“Decir “Navidad” sin revisar el orden del mundo es una forma elegante de neutralizar su mensaje… “
Cada año, en nombre de la Navidad, el mundo se concede una tregua simbólica. Se habla de paz, de amor, de esperanza. Se repiten palabras antiguas como si su sola enunciación pudiera reparar lo que el resto del año se tolera sin pudor. Pero si Jesús pudiera mirar este tiempo – si pudiera mirarnos sin intermediarios – tal vez lo primero que advertiría no sería la celebración, sino la contradicción.
Porque nunca fue ajeno a ella.
Jesús nació en un mundo profundamente injusto. No en uno que ignoraba la desigualdad, sino en uno que la administraba. Un mundo donde el poder tenía nombre, el sometimiento tenía reglas y la pobreza era una condena hereditaria. No vino a ese escenario para suavizarlo, sino para desenmascararlo.
Desde esa misma mirada, el presente no resulta tan distinto.
Hoy se celebra la Navidad en un planeta atravesado por guerras naturalizadas, migraciones forzadas, infancias expulsadas del cuidado y sistemas económicos que convierten la dignidad en un privilegio. Se la celebra mientras se acumulan riquezas obscenas junto a pobrezas estructurales, mientras se pronuncian discursos de derechos que no siempre llegan a los cuerpos concretos.
Si Jesús mirara el mundo actual, no se detendría en los adornos.
Miraría – como siempre – a quienes quedaron fuera del encuadre. A quienes no entran en la fiesta. A quienes no son parte del relato optimista de fin de año.
Miraría a los niños que siguen creciendo sin protección real, convertidos en estadísticas o en consignas ocasionales. Miraría a las mujeres que sostienen la vida en contextos de violencia y desigualdad, muchas veces en silencio, muchas veces solas. Miraría a los pueblos sometidos a lógicas de descarte que se justifican con palabras técnicas, neutras, supuestamente inevitables.
Jesús nunca fue neutral.
El Evangelio no es un texto conciliador: es una toma de posición.
Por eso incomoda tanto celebrarlo sin escucharlo. Porque decir “Navidad” sin revisar el orden del mundo es una forma elegante de neutralizar su mensaje. Es convertir un nacimiento subversivo en una tradición inofensiva.
Jesús no nació para confirmar valores abstractos, sino para encarnarlos.
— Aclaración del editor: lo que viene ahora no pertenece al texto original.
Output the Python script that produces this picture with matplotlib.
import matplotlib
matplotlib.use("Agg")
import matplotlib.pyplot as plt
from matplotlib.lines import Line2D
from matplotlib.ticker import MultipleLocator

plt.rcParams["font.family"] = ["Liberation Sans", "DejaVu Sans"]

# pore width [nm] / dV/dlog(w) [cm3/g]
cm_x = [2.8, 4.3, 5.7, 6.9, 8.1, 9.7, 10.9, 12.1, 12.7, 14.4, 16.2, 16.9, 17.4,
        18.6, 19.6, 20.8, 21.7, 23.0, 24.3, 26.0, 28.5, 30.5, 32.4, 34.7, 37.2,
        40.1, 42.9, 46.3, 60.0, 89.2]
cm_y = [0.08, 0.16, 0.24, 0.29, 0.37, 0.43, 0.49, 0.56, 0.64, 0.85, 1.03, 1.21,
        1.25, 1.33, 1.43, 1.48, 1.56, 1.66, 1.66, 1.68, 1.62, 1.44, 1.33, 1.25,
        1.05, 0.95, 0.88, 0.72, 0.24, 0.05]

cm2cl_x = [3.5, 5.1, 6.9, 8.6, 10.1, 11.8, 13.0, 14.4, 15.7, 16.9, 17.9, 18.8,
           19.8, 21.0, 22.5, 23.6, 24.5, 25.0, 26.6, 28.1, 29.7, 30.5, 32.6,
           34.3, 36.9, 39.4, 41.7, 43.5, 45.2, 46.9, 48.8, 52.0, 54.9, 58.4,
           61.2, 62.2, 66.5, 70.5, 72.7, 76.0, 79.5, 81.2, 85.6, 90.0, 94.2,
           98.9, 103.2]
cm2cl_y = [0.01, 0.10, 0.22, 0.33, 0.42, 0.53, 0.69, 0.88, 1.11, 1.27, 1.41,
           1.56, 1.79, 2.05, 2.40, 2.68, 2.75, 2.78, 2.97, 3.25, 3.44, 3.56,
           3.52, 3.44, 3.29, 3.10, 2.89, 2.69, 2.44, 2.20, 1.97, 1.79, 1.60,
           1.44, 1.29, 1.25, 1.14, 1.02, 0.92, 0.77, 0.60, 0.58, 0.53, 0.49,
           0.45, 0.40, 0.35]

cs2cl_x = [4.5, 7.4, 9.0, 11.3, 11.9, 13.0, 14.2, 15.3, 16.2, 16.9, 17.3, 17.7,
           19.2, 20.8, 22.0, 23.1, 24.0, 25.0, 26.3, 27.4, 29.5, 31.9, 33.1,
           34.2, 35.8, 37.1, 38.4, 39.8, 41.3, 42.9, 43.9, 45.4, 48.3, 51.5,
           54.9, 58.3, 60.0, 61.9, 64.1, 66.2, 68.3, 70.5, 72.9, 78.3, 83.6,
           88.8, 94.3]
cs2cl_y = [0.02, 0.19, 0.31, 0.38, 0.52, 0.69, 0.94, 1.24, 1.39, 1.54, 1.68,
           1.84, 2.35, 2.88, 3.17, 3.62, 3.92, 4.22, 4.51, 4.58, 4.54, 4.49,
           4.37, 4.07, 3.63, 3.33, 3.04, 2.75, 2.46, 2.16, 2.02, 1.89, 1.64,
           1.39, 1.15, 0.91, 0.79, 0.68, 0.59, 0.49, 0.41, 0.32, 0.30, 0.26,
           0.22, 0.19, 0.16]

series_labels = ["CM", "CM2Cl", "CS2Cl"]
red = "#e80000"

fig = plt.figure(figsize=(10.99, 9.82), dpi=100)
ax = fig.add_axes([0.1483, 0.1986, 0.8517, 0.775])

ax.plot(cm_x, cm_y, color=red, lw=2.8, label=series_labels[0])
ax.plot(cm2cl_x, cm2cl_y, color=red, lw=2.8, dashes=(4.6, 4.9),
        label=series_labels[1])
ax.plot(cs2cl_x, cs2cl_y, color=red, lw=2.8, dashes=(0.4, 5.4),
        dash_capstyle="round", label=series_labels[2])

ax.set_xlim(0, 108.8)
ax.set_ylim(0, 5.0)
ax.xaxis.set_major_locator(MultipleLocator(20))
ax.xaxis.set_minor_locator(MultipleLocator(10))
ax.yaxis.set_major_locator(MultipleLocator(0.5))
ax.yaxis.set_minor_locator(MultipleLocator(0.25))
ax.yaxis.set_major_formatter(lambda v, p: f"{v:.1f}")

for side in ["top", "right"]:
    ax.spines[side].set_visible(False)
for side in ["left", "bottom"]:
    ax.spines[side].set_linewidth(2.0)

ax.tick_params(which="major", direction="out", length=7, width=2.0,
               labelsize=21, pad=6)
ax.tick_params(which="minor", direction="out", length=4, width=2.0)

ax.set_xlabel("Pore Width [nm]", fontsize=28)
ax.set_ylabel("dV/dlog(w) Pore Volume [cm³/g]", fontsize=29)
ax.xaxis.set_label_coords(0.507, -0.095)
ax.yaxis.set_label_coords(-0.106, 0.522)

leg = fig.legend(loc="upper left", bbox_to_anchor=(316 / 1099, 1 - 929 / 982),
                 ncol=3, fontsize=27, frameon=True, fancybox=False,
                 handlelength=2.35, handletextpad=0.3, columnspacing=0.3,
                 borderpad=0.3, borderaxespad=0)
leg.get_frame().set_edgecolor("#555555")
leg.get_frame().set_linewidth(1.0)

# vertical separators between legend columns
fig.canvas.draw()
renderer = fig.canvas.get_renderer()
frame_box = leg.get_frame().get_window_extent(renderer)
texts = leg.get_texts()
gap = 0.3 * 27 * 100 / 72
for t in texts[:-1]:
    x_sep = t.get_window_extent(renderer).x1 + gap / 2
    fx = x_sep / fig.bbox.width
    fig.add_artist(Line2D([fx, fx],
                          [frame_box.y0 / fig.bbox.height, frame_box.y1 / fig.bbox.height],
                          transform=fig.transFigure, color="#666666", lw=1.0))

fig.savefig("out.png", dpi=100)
No habló de amor como sentimiento, sino como responsabilidad. No habló de paz como eslogan, sino como justicia. No habló de fe desligada de la vida, sino de una fe que se mide en el modo en que se trata al más frágil.
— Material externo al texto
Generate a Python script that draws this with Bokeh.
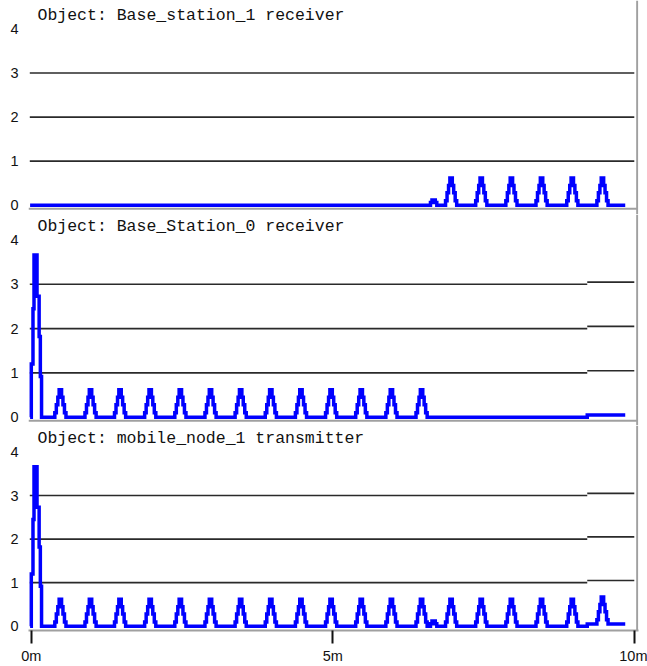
from bokeh.plotting import figure
from bokeh.layouts import column
from bokeh.models import Range1d, FixedTicker, Span, Label
from bokeh.embed import file_html
from bokeh.resources import INLINE

# ---------------- data (time in minutes) ----------------
titles = ["Object: Base_station_1 receiver",
          "Object: Base_Station_0 receiver",
          "Object: mobile_node_1 transmitter"]
y_ticks = [0, 1, 2, 3, 4]
grid_levels = [1, 2, 3]
x_ticks = [0, 5, 10]
x_tick_labels = ["0m", "5m", "10m"]

# initial burst (panels 2 and 3)
spike_t = [0.0, 0.028, 0.045, 0.095, 0.13, 0.15, 0.17]
spike_v = [1.2, 2.45, 3.66, 2.73, 1.82, 0.92, 0.0]

# shape of one periodic pulse: time offsets from its peak and levels
pulse_dt = [-0.09, -0.065, -0.04, -0.018, 0.022, 0.045, 0.07, 0.095]
pulse_lv = [0.10, 0.28, 0.45, 0.62, 0.45, 0.28, 0.10, 0.0]

# small bump near 6.7 min (panels 1 and 3)
bump_t = [6.62, 6.645, 6.70, 6.725]
bump_v = [0.06, 0.12, 0.06, 0.0]

peaks_bs0 = [0.48, 0.98, 1.47, 1.97, 2.47, 2.97, 3.47, 3.97, 4.47,
             4.97, 5.47, 5.97, 6.47]
peaks_bs1 = [6.96, 7.46, 7.96, 8.46, 8.97, 9.47]
peaks_mn1 = peaks_bs0 + peaks_bs1

raise_t = 9.22     # level shift seen at the right end of panels 2 and 3
raise_v = 0.05
trace_t0 = -0.02
trace_t1 = 9.85
grid_t0 = -0.025
grid_t1 = 10.0

# ---------------- helpers ----------------
def step_value(ts, vs, t):
    val = 0.0
    for ti, vi in zip(ts, vs):
        if t >= ti:
            val = vi
    return val


def build(spike, peaks, bump, raised):
    comps = []
    if spike:
        comps.append((spike_t, spike_v))
    for pk in peaks:
        comps.append(([pk + d for d in pulse_dt], pulse_lv))
    if bump:
        comps.append((bump_t, bump_v))
    if raised:
        comps.append(([raise_t], [raise_v]))
    times = sorted({trace_t0, trace_t1, *[t for ts, _ in comps for t in ts]})
    times = [t for t in times if trace_t0 <= t <= trace_t1]
    ys = [sum(step_value(ts, vs, t) for ts, vs in comps) for t in times]
    ys[-1] = ys[-2]
    return times, ys


xr = Range1d(-0.0464, 10.070)
GRAY = "#a0a0a0"
BLUE = "#0000ff"
GRID = "#2a2a2a"

panels = [
    dict(title=titles[0], series=build(False, peaks_bs1, True, False),
         yr=(-0.2111, 4.647), height=214, split=False, axis=False),
    dict(title=titles[1], series=build(True, peaks_bs0, False, True),
         yr=(-0.1874, 4.576), height=211, split=True, axis=False),
    dict(title=titles[2], series=build(True, peaks_mn1, True, True),
         yr=(-0.0977, 4.607), height=241, split=True, axis=True),
]

figs = []
for cfg in panels:
    p = figure(width=647, height=cfg["height"], x_range=xr,
               y_range=Range1d(*cfg["yr"]),
               output_backend="svg", toolbar_location=None,
               x_axis_location="below" if cfg["axis"] else None,
               min_border_left=28, min_border_right=9, min_border_top=0,
               min_border_bottom=34 if cfg["axis"] else 0)
    p.xgrid.visible = False
    p.ygrid.visible = False
    p.outline_line_color = None
    p.background_fill_color = "white"
    p.border_fill_color = "white"

    # y axis: labels only
    ya = p.yaxis[0]
    ya.ticker = FixedTicker(ticks=y_ticks)
    ya.axis_line_color = None
    ya.major_tick_line_color = None
    ya.minor_tick_line_color = None
    ya.major_tick_in = 0
    ya.major_tick_out = 0
    ya.major_label_standoff = 10
    ya.major_label_text_font = "Liberation Sans"
    ya.major_label_text_font_size = "14.5px"
    ya.major_label_text_color = "#111111"

    if cfg["axis"]:
        xa = p.xaxis[0]
        xa.ticker = FixedTicker(ticks=x_ticks)
        xa.major_label_overrides = {t: l for t, l in zip(x_ticks, x_tick_labels)}
        xa.axis_line_color = GRAY
        xa.axis_line_width = 2
        xa.major_tick_line_color = "#111111"
        xa.major_tick_line_width = 2
        xa.major_tick_in = 0
        xa.major_tick_out = 13
        xa.minor_tick_line_color = None
        xa.major_label_standoff = 4
        xa.major_label_text_font = "Liberation Sans"
        xa.major_label_text_font_size = "14.5px"
        xa.major_label_text_color = "#111111"
    else:
        p.segment(x0=[xr.start], y0=[-0.08], x1=[10.048], y1=[-0.08],
                  line_color=GRAY, line_width=2)

    # horizontal reference lines
    if cfg["split"]:
        p.segment(x0=[grid_t0] * 3, y0=grid_levels, x1=[raise_t] * 3,
                  y1=grid_levels, line_color=GRID, line_width=1.6)
        lv2 = [g + raise_v for g in grid_levels]
        p.segment(x0=[raise_t] * 3, y0=lv2, x1=[grid_t1] * 3, y1=lv2,
                  line_color=GRID, line_width=1.6)
    else:
        p.segment(x0=[grid_t0] * 3, y0=grid_levels, x1=[grid_t1] * 3,
                  y1=grid_levels, line_color=GRID, line_width=1.6)

    # right border
    p.add_layout(Span(location=10.048, dimension="height",
                      line_color=GRAY, line_width=2))

    ts, ys = cfg["series"]
    p.step(ts, ys, mode="after", line_color=BLUE, line_width=3.5,
           line_join="miter")

    p.add_layout(Label(x=0.103, y=4.31, text=cfg["title"],
                       text_font="Liberation Mono", text_font_size="16.5px",
                       text_baseline="middle", text_align="left",
                       text_color="#111111"))
    figs.append(p)

layout = column(*figs, spacing=0)
open("out.html", "w").write(file_html(layout, INLINE))
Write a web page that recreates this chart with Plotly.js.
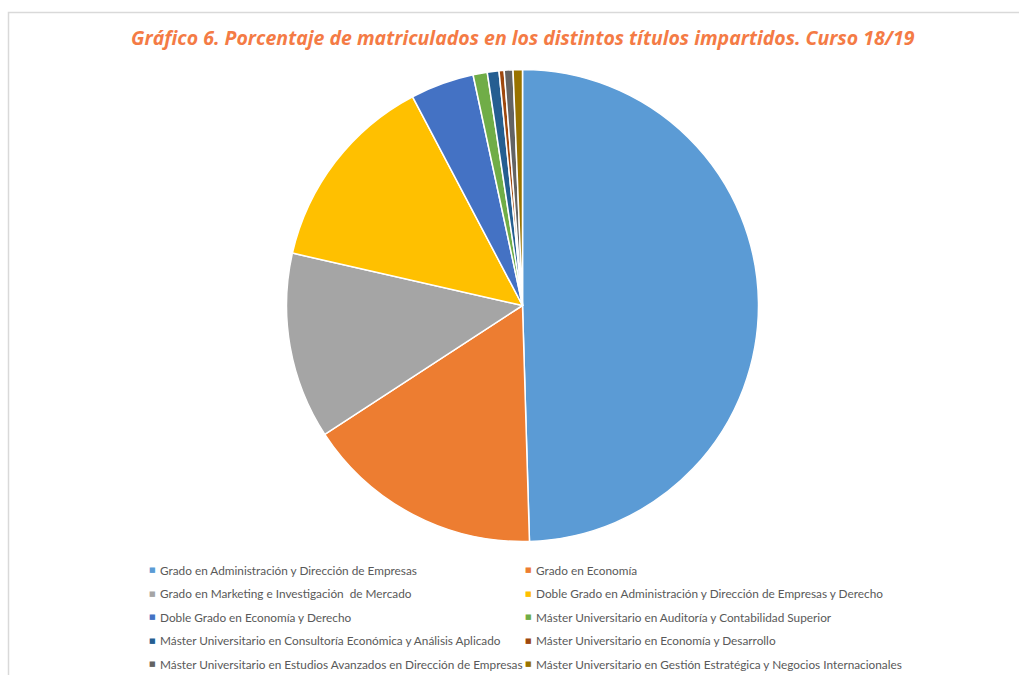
<!DOCTYPE html>
<html>
<head>
<meta charset="utf-8">
<script src="https://cdn.plot.ly/plotly-3.0.1.min.js"></script>
<style>html,body{margin:0;padding:0;background:#fff;}#chart{width:1019px;height:675px;}</style>
</head>
<body>
<div id="chart"></div>
<script>
const titulos = [
  "Grado en Administración y Dirección de Empresas",
  "Grado en Economía",
  "Grado en Marketing e Investigación  de Mercado",
  "Doble Grado en Administración y Dirección de Empresas y Derecho",
  "Doble Grado en Economía y Derecho",
  "Máster Universitario en Auditoría y Contabilidad Superior",
  "Máster Universitario en Consultoría Económica y Análisis Aplicado",
  "Máster Universitario en Economía y Desarrollo",
  "Máster Universitario en Estudios Avanzados en Dirección de Empresas",
  "Máster Universitario en Gestión Estratégica y Negocios Internacionales"
];
const porcentajes = [49.54, 16.28, 12.76, 13.72, 4.36, 0.97, 0.80, 0.35, 0.60, 0.64];
const colores = ["#5B9BD5", "#ED7D31", "#A5A5A5", "#FFC000", "#4472C4", "#70AD47", "#255E91", "#9E480E", "#636363", "#997300"];
const tituloGrafico = "Gráfico 6. Porcentaje de matriculados en los distintos títulos impartidos. Curso 18/19";

const W = 1019, H = 675;
const cx = 522.5, cy = 305.5, R = 236;

const trace = {
  type: "pie",
  labels: titulos,
  values: porcentajes,
  sort: false,
  direction: "clockwise",
  rotation: 0,
  textinfo: "none",
  hoverinfo: "label+percent",
  marker: { colors: colores, line: { color: "#ffffff", width: 1.5 } },
  domain: { x: [(cx - R) / W, (cx + R) / W], y: [(H - (cy + R)) / H, (H - (cy - R)) / H] },
  showlegend: false
};

const annotations = [
  {
    text: "<b><i>" + tituloGrafico + "</i></b>",
    x: 523 / W, y: 1 - 38 / H, xref: "paper", yref: "paper",
    xanchor: "center", yanchor: "middle", showarrow: false,
    font: { family: "'Open Sans', Lato, sans-serif", size: 19.5, color: "#F47B45" }
  }
];
const colX = [152, 528];
const rowY0 = 570, rowDY = 23.5;
titulos.forEach((t, i) => {
  const col = i % 2, row = Math.floor(i / 2);
  const y = 1 - (rowY0 + row * rowDY) / H;
  annotations.push({
    text: "■", x: colX[col] / W, y: y, xref: "paper", yref: "paper",
    xanchor: "center", yanchor: "middle", showarrow: false,
    font: { family: "DejaVu Sans", size: 7, color: colores[i] }
  });
  annotations.push({
    text: t, x: (colX[col] + 6) / W, y: y, xref: "paper", yref: "paper",
    xanchor: "left", yanchor: "middle", showarrow: false,
    font: { family: "Lato, 'Open Sans', sans-serif", size: 11.8, color: "#595959" }
  });
});

const layout = {
  width: W, height: H,
  margin: { l: 0, r: 0, t: 0, b: 0 },
  paper_bgcolor: "#ffffff",
  showlegend: false,
  annotations: annotations,
  shapes: [{
    type: "rect", xref: "paper", yref: "paper",
    x0: 8.5 / W, x1: 1.05, y0: -0.05, y1: 1 - 12.5 / H,
    line: { color: "#D9D9D9", width: 1.5 }, fillcolor: "rgba(0,0,0,0)"
  }]
};

Plotly.newPlot("chart", [trace], layout, { displayModeBar: false, staticPlot: true });
</script>
</body>
</html>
Desde esa óptica, la pregunta navideña no es si creemos o no. La pregunta es qué mundo estamos sosteniendo con nuestras decisiones, nuestras omisiones y nuestras prioridades.
Porque se puede celebrar la Navidad y, al mismo tiempo, aceptar sistemas que expulsan. Se puede brindar por la vida mientras se toleran condiciones que la degradan. Se puede invocar a Jesús mientras se legitiman discursos y prácticas que él habría denunciado sin rodeos.
Navidad no es una postal.
Es una memoria peligrosa.
Es recordar que el Señor eligió nacer en la intemperie, sin garantías, sin privilegios, sin seguridades. Y que ese gesto sigue siendo una pregunta abierta: ¿dónde ponemos hoy el centro?, ¿a quiénes dejamos afuera?, ¿qué vidas consideramos dignas de ser protegidas?
Tal vez por eso se lo nombra tanto y se lo escucha tan poco. Porque escucharlo obliga a incomodarse. A revisar convicciones. A desarmar justificaciones.
Si Jesús volviera a nacer hoy, no sería funcional a ningún poder. No bendeciría ninguna desigualdad estructural. No se sentiría cómodo en discursos grandilocuentes ni en celebraciones que olvidan a los últimos.
Estaría – otra vez – del lado de quienes no tienen lugar.
Y desde allí seguiría mirando.
La Navidad, entonces, no es una pausa emocional. Es una interpelación ética. No es una tradición que se hereda sin preguntas. Es una invitación a decidir, una vez más, de qué lado estamos.
Porque el verdadero escándalo de la Navidad no es que Dios se haya hecho hombre.
Es que, dos mil años después, todavía nos cueste tanto parecernos a Él.